Tanggapan RW atas Penghapusan Kewajiban Lapor via Qlue

 
QLUE Infographic permasalahan yang dikeluhkan warga Jakarta yang masuk melalui laporan-laporan warga yang masuk melalui aplikasi sosial media QLUE sepanjang tahun 2015.

JAKARTA, Dihapusnya kewajiban pelaporan oleh RT/RW melalui aplikasi pengaduan Qlue mendapat sambutan positif dari kalangan RT/RW. Setidaknya, demikian yang disampaikan Ketua RW 012 Kelurahan Duri Kosambi, Alisan (57), Rabu (18/1/2017).
“Bagus, memang harusnya dicabut. Bayangkan, kami seperti minum obat dibuatnya sehari tiga kali lapor. Saya konsisten saja, sejak diberlakukan, (saya) tak pernah lapor. Warga yang menilai apa saya bekerja benar atau tidak,” ujar Alisan.
Sebelumnya, kebijakan yang dimuat dalam Peraturan Gubernur (Pergub) Nomor 903 Tahun 2016 tentang Penyelenggaraan Tugas dan Fungsi RT/RW ini dinilai memberatkan bagi sebagian RT/RW.
Berdasarkan aturan itu, ketua RT dan RW wajib melapor sebanyak tiga kali dalam sehari. Setiap satu laporan yang disampaikan itu bernilai insentif Rp 10.000 untuk RT dan Rp 12.500 untuk RW.
Insentif itu juga bukan digunakan untuk keperluan pribadi RT dan RW, melainkan sebagai dana operasional.

Menurut Alisan, ketua RT atau RW adalah orang-orang sosial.
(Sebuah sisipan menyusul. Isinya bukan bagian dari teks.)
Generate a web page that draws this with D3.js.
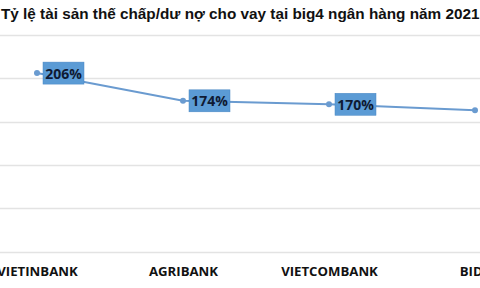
<!DOCTYPE html>
<html>
<head>
<meta charset="utf-8">
<script src="https://cdn.jsdelivr.net/npm/d3@7"></script>
<style>
  body { margin: 0; background: #fff; overflow: hidden; }
</style>
</head>
<body>
<div class="mainContainer"></div>
<script>
const title = "Tỷ lệ tài sản thế chấp/dư nợ cho vay tại big4 ngân hàng năm 2021";
const banks = ["VIETINBANK", "AGRIBANK", "VIETCOMBANK", "BIDV"];
const ratios = [206, 174, 170, 163];
const yTicks = [0, 50, 100, 150, 200, 250];

let width = 480;
let height = 288;

const svg = d3.select(".mainContainer")
  .append("svg")
  .attr("width", width)
  .attr("height", height);

// plot runs past the right edge, the picture is cropped
const x = d3.scalePoint().domain(banks).range([37, 475]);
const y = d3.scaleLinear().domain([0, 250]).range([251.5, 35]);

// gridlines
svg.append("g")
  .selectAll("line")
  .data(yTicks)
  .enter()
  .append("line")
  .attr("x1", 0)
  .attr("x2", width)
  .attr("y1", (d) => Math.round(y(d)) + 0.5)
  .attr("y2", (d) => Math.round(y(d)) + 0.5)
  .attr("stroke", "#e3e3e3")
  .attr("stroke-width", 1.5);

svg.append("text")
  .attr("x", 1)
  .attr("y", 19)
  .text(title)
  .style("font-family", "Liberation Sans, Arial, sans-serif")
  .style("font-weight", "bold")
  .style("font-size", "15.3px")
  .attr("fill", "#111");

// category axis, no line, no ticks
const xAxis = svg.append("g")
  .attr("transform", "translate(0,265)")
  .call(d3.axisBottom(x).tickSize(0).tickPadding(0));
xAxis.select(".domain").remove();
xAxis.selectAll("text")
  .attr("dy", "0.85em")
  .style("font-family", "Open Sans, sans-serif")
  .style("font-weight", "bold")
  .style("font-size", "13.2px")
  .attr("fill", "#111");

const line = d3.line()
  .x((d, i) => x(banks[i]))
  .y((d) => y(d));

svg.append("path")
  .datum(ratios)
  .attr("d", line)
  .attr("fill", "none")
  .attr("stroke", "#6a9bd0")
  .attr("stroke-width", 2);

svg.selectAll("circle.pt")
  .data(ratios)
  .enter()
  .append("circle")
  .attr("class", "pt")
  .attr("cx", (d, i) => x(banks[i]))
  .attr("cy", (d) => y(d))
  .attr("r", 3)
  .attr("fill", "#6a9bd0");

// data labels, boxed, to the right of each point
const labels = svg.selectAll("g.lbl")
  .data(ratios)
  .enter()
  .append("g")
  .attr("class", "lbl")
  .attr("transform", (d, i) => "translate(" + (x(banks[i]) + 6) + "," + y(d) + ")");

labels.append("rect")
  .attr("x", 0)
  .attr("y", -11)
  .attr("width", 41)
  .attr("height", 22)
  .attr("fill", "#5b9bd5")
  .attr("stroke", "#4a87c4")
  .attr("stroke-width", 0.5);

labels.append("text")
  .attr("x", 20.5)
  .attr("y", 0.5)
  .attr("dy", "0.36em")
  .text((d) => d + "%")
  .style("text-anchor", "middle")
  .style("font-family", "Open Sans, sans-serif")
  .style("font-weight", "bold")
  .style("font-size", "14px")
  .attr("fill", "#0f1a33");
</script>
</body>
</html>
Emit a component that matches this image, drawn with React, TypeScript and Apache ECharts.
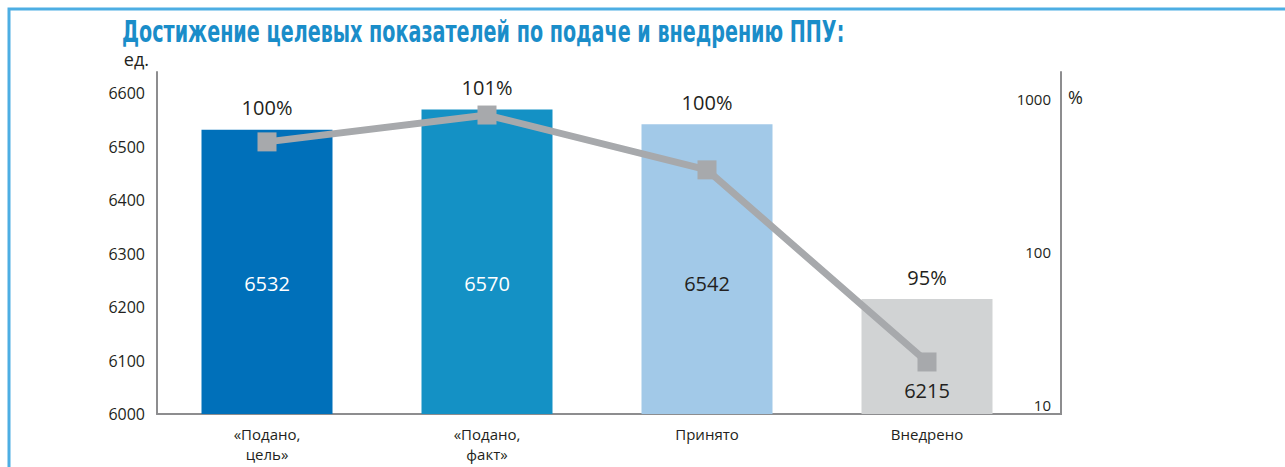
import React, { useEffect, useRef } from "react";
import * as echarts from "echarts";

const categories = ["«Подано,\nцель»", "«Подано,\nфакт»", "Принято", "Внедрено"];
const barValues = [6532, 6570, 6542, 6215];
const percentLabels = ["100%", "101%", "100%", "95%"];
const lineValues = [524, 785, 344, 19.1];
const barColors = ["#0070ba", "#1491c5", "#a2c9e8", "#d1d3d4"];
const valueLabelColors = ["#ffffff", "#ffffff", "#231f20", "#231f20"];
const leftTicks = { min: 6000, max: 6640, interval: 100 };
const rightTicks = { min: 8.73, max: 1500 };
const title = "Достижение целевых показателей по подаче и внедрению ППУ:";

const FONT = '"Open Sans", "Noto Sans", sans-serif';

export default function App() {
  const ref = useRef<HTMLDivElement>(null);
  useEffect(() => {
    if (!ref.current) return;
    const chart = echarts.init(ref.current, null, { renderer: "svg" });
    const n = barValues.length;
    chart.setOption({
      animation: false,
      backgroundColor: "#ffffff",
      textStyle: { fontFamily: FONT },
      grid: { left: 157, right: 248, top: 72, bottom: 53, containLabel: false },
      xAxis: {
        type: "category",
        data: categories,
        axisLine: { lineStyle: { color: "#8d8d8f", width: 2 } },
        axisTick: { show: false },
        axisLabel: { color: "#231f20", fontSize: 15, fontFamily: FONT, lineHeight: 20, margin: 10 },
      },
      yAxis: [
        {
          type: "value",
          min: leftTicks.min,
          max: leftTicks.max,
          interval: leftTicks.interval,
          name: "ед.",
          nameLocation: "end",
          nameGap: 4,
          nameTextStyle: { color: "#231f20", fontSize: 18, fontFamily: FONT, align: "right", padding: [0, 8, 0, 0] },
          axisLine: { show: true, lineStyle: { color: "#8d8d8f", width: 2 } },
          axisTick: { show: false },
          splitLine: { show: false },
          axisLabel: {
            color: "#231f20",
            fontSize: 16,
            fontFamily: FONT,
            margin: 12,
            showMaxLabel: false,
            formatter: (v: number) => String(v),
          },
        },
        {
          type: "log",
          logBase: 10,
          min: rightTicks.min,
          max: rightTicks.max,
          position: "right",
          offset: 24,
          axisLine: { show: true, lineStyle: { color: "#8d8d8f", width: 2 } },
          axisTick: { show: false },
          splitLine: { show: false },
          axisLabel: {
            inside: true,
            color: "#231f20",
            fontSize: 15,
            fontFamily: FONT,
            margin: 10,
            showMaxLabel: false,
            showMinLabel: false,
            formatter: (v: number) => String(Math.round(v)),
          },
        },
      ],
      series: [
        {
          type: "bar",
          barWidth: 131,
          data: barValues.map((v, i) => ({
            value: v,
            itemStyle: { color: barColors[i] },
            label: {
              show: true,
              position: "insideBottom",
              distance: i === n - 1 ? 14 : 121,
              color: valueLabelColors[i],
              fontSize: 20,
              fontFamily: FONT,
            },
          })),
          z: 1,
        },
        {
          type: "bar",
          barWidth: 131,
          barGap: "-100%",
          data: barValues.map((v, i) => ({
            value: v,
            itemStyle: { color: "rgba(0,0,0,0)" },
            label: {
              show: true,
              position: "top",
              distance: 12,
              formatter: percentLabels[i],
              color: "#231f20",
              fontSize: 20,
              fontFamily: FONT,
            },
          })),
          z: 2,
        },
        {
          type: "line",
          yAxisIndex: 1,
          data: lineValues,
          symbol: "rect",
          symbolSize: 19,
          lineStyle: { color: "#a7a9ac", width: 7 },
          itemStyle: { color: "#a7a9ac" },
          z: 5,
        },
      ],
      graphic: [
        {
          type: "rect",
          shape: { x: 9, y: 9, width: 1400, height: 600 },
          style: { fill: "none", stroke: "#4daee3", lineWidth: 3 },
          silent: true,
        },
        {
          type: "text",
          x: 122,
          y: 17,
          scaleX: 0.71,
          style: {
            text: title,
            font: 'bold 30px "Liberation Sans Narrow", "DejaVu Sans Condensed", sans-serif',
            fill: "#1a8dc9",
            textVerticalAlign: "top",
          },
        },
        {
          type: "line",
          shape: { x1: 1036, y1: 414, x2: 1062, y2: 414 },
          style: { stroke: "#8d8d8f", lineWidth: 2 },
        },
        {
          type: "text",
          x: 1068,
          y: 97,
          style: {
            text: "%",
            font: '18px "Open Sans", sans-serif',
            fill: "#231f20",
            textVerticalAlign: "middle",
          },
        },
      ],
    });
    return () => chart.dispose();
  }, []);
  return <div ref={ref} style={{ position: "fixed", left: 0, top: 0, width: 1285, height: 467 }} />;
}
Pekerjaannya tak bisa dihitung secara kuantitas. “Kerjanya kalau mau tahu lebih dari 24 jam melayani masyarakat,” kata dia.
Ia bercerita, terkadang ada saja warga yang membangunkannya tengah malam. Ia pun harus melayani warga tersebut.
“Ada maling-lah, rampok-lah atau ada warga yang sakit. Sudahlah biar kami melayani masyarakat secara sukarela, tak perlu dana operasional dihitung berdasarkan laporan Qlue cukup surat pertanggungjawaban (SPJ) seperti biasanya saja,” kata dia.
Setali tiga uang, Ketua RW 04 Kelurahan Tanjung Duren Utara, Suzanto Sumaryono, menyampaian hal senada.
Menurut dia, tak tepat apabila ketua RT/RW diatur seperti itu. Lagi pula, kata dia, dana operasional yang diberikan nilainya tidak bombastis.
“Kalau lewat Qlue yang dilihat kuantitas. Artinya, kualitasnya tak bisa dipertanggungjawabkan. Lagi pula, berapa yang kami dapat? Dana operasional tak bernilai bombastis sejak dulu. Sudahlah biar kami menjalankan amanah ini tanpa hitung-hitungan seperti itu,” ujar Suzanto yang juga menjawabat Ketua Forum RW Tanjung Duren Utara itu. 
Karena itu, kata Suzanto, dia yakin bahwa semua ketua RT/RW mendukung dan senang kalau pergub tersebut dicabut. Sejak sosialisasi peraturan dilakukan, kata dia, banyak yang menentang aturan ini.

Ia menilai, akan lebih efektif pertanggungjawaban RT/RW disampaikan dalam bentuk surat pertanggungjawaban (SPJ) dibanding pelaporan via Qlue.
Sebelum ada peraturan mengenai kewajiban melapor via Qlue, dana operasional didapat ketua RT/RW lewat SPJ per tiga bulan.
“Pekerjaan ketua RT/RW sebenarnya banyak. Kami melayani masyarakat, ibaratnya dari yang lahir sampai meninggal. Belum pertemuan dengan lurah, wali kota, dan tamu-tamu pemerintah daerah,” ujar dia.